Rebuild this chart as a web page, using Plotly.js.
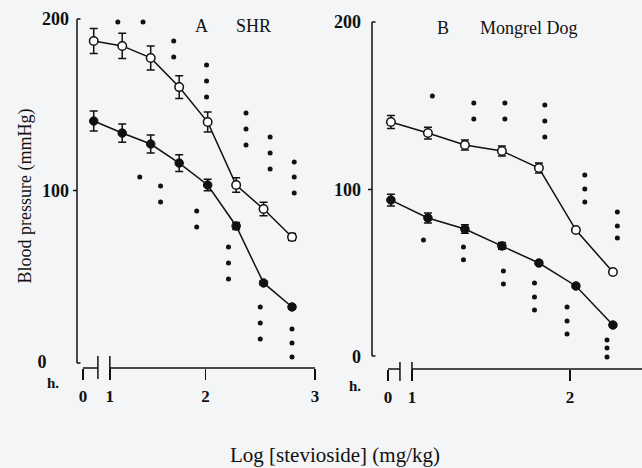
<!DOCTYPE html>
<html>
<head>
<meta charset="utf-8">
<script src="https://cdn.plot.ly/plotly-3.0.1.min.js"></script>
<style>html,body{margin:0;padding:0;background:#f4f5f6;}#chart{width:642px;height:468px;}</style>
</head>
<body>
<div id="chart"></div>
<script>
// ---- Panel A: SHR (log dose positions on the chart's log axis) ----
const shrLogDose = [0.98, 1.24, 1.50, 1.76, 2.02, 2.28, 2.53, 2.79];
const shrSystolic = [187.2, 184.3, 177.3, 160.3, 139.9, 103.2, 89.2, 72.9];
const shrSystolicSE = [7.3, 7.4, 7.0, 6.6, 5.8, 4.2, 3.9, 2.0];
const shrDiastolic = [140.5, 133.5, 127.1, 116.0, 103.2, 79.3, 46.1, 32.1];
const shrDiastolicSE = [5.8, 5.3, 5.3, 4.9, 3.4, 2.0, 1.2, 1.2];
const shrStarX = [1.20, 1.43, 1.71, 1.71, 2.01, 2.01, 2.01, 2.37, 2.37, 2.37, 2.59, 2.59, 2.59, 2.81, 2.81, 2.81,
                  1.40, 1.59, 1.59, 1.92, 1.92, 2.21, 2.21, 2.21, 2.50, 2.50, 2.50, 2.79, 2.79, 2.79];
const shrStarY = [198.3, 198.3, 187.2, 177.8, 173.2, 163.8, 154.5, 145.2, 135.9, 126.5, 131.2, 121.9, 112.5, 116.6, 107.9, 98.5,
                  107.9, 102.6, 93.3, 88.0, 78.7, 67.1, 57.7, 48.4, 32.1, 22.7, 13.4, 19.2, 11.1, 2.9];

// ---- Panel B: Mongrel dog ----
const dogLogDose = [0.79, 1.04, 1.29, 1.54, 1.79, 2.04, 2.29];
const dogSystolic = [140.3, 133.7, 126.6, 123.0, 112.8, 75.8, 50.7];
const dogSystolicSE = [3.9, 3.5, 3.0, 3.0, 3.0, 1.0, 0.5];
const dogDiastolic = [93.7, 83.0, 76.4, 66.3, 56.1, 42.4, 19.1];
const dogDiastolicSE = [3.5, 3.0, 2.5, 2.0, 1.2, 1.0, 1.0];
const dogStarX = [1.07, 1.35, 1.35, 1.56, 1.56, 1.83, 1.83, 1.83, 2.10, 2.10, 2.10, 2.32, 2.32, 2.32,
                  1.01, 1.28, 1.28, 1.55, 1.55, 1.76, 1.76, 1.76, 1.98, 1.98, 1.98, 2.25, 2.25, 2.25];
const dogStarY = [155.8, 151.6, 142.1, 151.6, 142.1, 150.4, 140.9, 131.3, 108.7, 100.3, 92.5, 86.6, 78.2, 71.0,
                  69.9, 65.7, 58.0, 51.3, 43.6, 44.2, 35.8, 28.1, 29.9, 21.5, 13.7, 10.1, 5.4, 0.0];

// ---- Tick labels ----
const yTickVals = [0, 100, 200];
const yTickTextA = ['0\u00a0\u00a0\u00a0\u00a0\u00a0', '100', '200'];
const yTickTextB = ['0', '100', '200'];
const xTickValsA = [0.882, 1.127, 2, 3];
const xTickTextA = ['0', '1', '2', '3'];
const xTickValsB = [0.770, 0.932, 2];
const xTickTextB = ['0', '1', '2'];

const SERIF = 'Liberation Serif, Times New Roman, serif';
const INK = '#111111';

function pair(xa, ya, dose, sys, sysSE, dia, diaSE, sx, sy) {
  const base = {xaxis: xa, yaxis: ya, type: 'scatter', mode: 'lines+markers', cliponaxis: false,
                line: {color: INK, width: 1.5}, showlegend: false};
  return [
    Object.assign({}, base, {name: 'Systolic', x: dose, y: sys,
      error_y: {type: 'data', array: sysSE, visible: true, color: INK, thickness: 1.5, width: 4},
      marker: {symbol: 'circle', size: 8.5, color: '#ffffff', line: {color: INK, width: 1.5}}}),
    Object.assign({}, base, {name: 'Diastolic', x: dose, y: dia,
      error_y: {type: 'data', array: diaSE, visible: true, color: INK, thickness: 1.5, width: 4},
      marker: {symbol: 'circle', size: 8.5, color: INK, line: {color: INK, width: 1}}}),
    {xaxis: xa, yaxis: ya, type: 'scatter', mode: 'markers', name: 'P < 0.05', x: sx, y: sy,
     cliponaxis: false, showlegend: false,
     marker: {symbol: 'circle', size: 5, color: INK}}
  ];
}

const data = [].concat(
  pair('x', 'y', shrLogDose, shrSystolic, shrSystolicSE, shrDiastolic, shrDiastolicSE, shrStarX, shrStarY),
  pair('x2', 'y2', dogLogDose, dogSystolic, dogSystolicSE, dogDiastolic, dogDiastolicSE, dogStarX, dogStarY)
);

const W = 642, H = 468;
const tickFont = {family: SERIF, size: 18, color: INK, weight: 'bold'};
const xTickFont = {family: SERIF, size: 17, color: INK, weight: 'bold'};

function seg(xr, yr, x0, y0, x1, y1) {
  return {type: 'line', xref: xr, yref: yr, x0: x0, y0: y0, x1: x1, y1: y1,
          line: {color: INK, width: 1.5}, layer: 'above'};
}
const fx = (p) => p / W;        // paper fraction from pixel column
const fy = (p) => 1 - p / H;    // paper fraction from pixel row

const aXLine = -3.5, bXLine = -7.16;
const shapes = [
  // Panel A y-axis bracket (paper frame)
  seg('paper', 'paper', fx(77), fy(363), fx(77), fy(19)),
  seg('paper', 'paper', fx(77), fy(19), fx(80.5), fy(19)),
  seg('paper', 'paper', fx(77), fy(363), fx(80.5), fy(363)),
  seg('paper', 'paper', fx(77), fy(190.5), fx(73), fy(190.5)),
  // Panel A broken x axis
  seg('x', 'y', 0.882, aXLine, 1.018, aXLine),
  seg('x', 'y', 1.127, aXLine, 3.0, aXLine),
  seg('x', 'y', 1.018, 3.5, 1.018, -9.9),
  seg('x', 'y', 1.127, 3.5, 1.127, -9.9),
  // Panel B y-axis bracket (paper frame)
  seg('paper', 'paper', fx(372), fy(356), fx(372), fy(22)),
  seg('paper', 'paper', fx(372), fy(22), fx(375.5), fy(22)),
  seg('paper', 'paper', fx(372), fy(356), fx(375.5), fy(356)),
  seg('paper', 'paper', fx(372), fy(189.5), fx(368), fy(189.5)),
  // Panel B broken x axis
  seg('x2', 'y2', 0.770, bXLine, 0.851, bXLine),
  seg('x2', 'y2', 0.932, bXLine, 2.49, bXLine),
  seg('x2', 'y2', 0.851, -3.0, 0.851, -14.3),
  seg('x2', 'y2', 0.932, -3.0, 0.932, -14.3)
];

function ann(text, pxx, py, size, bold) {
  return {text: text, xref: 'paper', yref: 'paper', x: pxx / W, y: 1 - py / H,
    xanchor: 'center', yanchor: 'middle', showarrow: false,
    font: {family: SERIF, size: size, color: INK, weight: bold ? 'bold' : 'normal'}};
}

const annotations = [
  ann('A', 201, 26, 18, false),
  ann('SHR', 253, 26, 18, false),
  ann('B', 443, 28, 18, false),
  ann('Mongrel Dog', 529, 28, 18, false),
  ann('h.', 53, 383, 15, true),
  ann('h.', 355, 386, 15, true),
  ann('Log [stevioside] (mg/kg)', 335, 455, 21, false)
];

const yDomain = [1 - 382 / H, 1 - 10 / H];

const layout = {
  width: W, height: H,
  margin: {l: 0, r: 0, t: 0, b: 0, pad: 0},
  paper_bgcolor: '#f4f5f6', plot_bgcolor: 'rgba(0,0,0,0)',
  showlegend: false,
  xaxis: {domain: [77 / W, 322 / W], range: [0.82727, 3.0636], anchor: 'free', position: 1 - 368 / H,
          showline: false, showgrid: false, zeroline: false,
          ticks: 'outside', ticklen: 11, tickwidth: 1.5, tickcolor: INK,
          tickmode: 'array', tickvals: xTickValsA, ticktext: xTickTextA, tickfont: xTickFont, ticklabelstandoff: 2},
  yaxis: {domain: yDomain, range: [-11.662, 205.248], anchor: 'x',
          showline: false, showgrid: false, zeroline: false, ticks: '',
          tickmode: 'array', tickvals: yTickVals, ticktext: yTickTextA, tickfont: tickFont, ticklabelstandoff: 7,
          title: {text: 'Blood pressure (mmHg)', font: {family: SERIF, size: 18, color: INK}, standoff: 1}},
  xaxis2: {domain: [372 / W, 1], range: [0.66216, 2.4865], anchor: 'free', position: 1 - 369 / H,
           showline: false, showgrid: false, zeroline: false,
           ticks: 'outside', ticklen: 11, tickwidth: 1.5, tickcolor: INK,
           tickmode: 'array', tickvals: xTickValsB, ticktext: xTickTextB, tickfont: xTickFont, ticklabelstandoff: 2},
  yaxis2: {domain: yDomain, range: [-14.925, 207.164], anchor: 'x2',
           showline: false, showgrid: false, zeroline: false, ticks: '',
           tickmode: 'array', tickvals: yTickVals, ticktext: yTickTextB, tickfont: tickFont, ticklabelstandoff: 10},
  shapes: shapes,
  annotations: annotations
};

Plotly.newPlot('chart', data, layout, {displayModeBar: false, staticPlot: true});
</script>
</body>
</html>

==========

Description of the task:
Pictures excluded, repeat exactly the lines from the top of the material through the line with "19.2, 11.1, 2.9];", including both of those lines.

Problem solution:
Rebuild this chart as a web page, using Plotly.js.
<!DOCTYPE html>
<html>
<head>
<meta charset="utf-8">
<script src="https://cdn.plot.ly/plotly-3.0.1.min.js"></script>
<style>html,body{margin:0;padding:0;background:#f4f5f6;}#chart{width:642px;height:468px;}</style>
</head>
<body>
<div id="chart"></div>
<script>
// ---- Panel A: SHR (log dose positions on the chart's log axis) ----
const shrLogDose = [0.98, 1.24, 1.50, 1.76, 2.02, 2.28, 2.53, 2.79];
const shrSystolic = [187.2, 184.3, 177.3, 160.3, 139.9, 103.2, 89.2, 72.9];
const shrSystolicSE = [7.3, 7.4, 7.0, 6.6, 5.8, 4.2, 3.9, 2.0];
const shrDiastolic = [140.5, 133.5, 127.1, 116.0, 103.2, 79.3, 46.1, 32.1];
const shrDiastolicSE = [5.8, 5.3, 5.3, 4.9, 3.4, 2.0, 1.2, 1.2];
const shrStarX = [1.20, 1.43, 1.71, 1.71, 2.01, 2.01, 2.01, 2.37, 2.37, 2.37, 2.59, 2.59, 2.59, 2.81, 2.81, 2.81,
                  1.40, 1.59, 1.59, 1.92, 1.92, 2.21, 2.21, 2.21, 2.50, 2.50, 2.50, 2.79, 2.79, 2.79];
const shrStarY = [198.3, 198.3, 187.2, 177.8, 173.2, 163.8, 154.5, 145.2, 135.9, 126.5, 131.2, 121.9, 112.5, 116.6, 107.9, 98.5,
                  107.9, 102.6, 93.3, 88.0, 78.7, 67.1, 57.7, 48.4, 32.1, 22.7, 13.4, 19.2, 11.1, 2.9];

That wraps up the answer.